At a minimum, time spent online guarantees some level of basic literacy and communication skills; that is something that is about as rare as ordering a water among the bar and club crowd.
posted by buzzman 28 March | 17:06
When I first started dating online, people were all OMG we're going to find you in pieces in some psycho's refrigerator! But by the time I met my husband (online), no one batted an eye. No one even asks what site.
posted by desjardins 28 March | 17:19
I'm not sure how I could have met my wife other than online. Neither of us are big party goers or didn't hang out in bars and we're both pretty shy. I work in software so there aren't too many women at work and I couldn't flirt if you put a gun to my head so talking up women I might have met at coffee shops or such would have been difficult.
posted by octothorpe 28 March | 17:52
I don't mind meeting people online at all. I've met a large portion of my friends in the last 6-7 years either directly or indirectly due to the community site I run.

But... online dating? Not for me. I realize that based on trends, at 34 with no prospects, I am probably just increasing the likelihood that I'll never be in a relationship again. But I can't do it.

I've tried it, a couple of times with a few different sites, and I hate it. I hate every aspect of it. I'm sure there are lovely people out there to be found on dating sites, but the process of finding them -- and the way it makes me feel to endeavour to find them -- feels icky and depressing. I'm not just being stubborn or a luddite.

The closest I'll ever come to it is Craigslist.
posted by loiseau 28 March | 19:22
Agree completely with Ardiril, loiseau and others. Meetups are great; a bunch of like-minded people getting together and talking, which is the way people actually meet in real life. Online dates are completely unnatural and forced--you're sitting across from someone, a perfect stranger, trying to feel something, often realizing in the first few minutes that he's not your type, even if he does share your interest in Gilbert & Sullivan. That's not how people connect. Not me, anyway.
posted by Melismata 28 March | 19:44
Yeah, I've met a lot of great friends online. Online dating? Has not worked with a kind of capital NOT. Apparently I'm much pickier than I thought I was in terms of physical chemistry, or something, but the last few experiences have been bad enough where I don't think I'll ever try that again. Oh well. At this point in my life I'm pretty close to reconciled that relationships are part of my past anyway.
posted by mygothlaundry 28 March | 21:09
I met my boyfriend on ok cupid. My profile was blunt to the point of rude (stuff like "if you don't have a favorite book listed I don't want to talk to you" "I will ask your what favorite movie of the original trilogy is, and why. If you don't know what I mean by the original trilogy don't mail me.") and after being on there for a couple years he was the first person to email me that I actually responded to. We started emailing back in November and things are still great.

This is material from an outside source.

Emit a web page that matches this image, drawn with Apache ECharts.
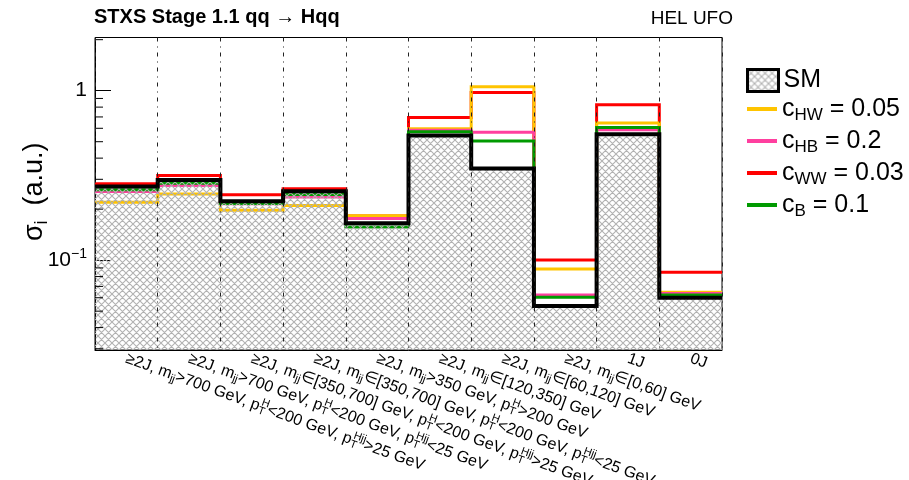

But, in all fairness, he may have been the first person to actually read my profile. Most emails I got were from people who never mentioned a love of video games, sci fi, goth or punk, books, left wing politics, etc in their own profiles... it was like "I like to watch the game with my buddies and shoot darts at the bar. go football!" Uh... and you mailed me why?
when I saw his I ran out and told my roommate "the male version of me just sent me an email on ok cupid!"
posted by kellydamnit 30 March | 11:37
I think online personal ads are the only way people in DC every meet; I certainly met some great women (several of whom I dated) that way. And, as I've discussed here before, it's how I met my wife. I really don't understand the hate--it sounds like the folks who don't like using online sites to find dates don't particularly like non-online dating, either.

"Online dating," to me, means having a primarily internet-based relationship, possibly never actually meeting in the real world. But it seems that this isn't what the term means to most folks any more.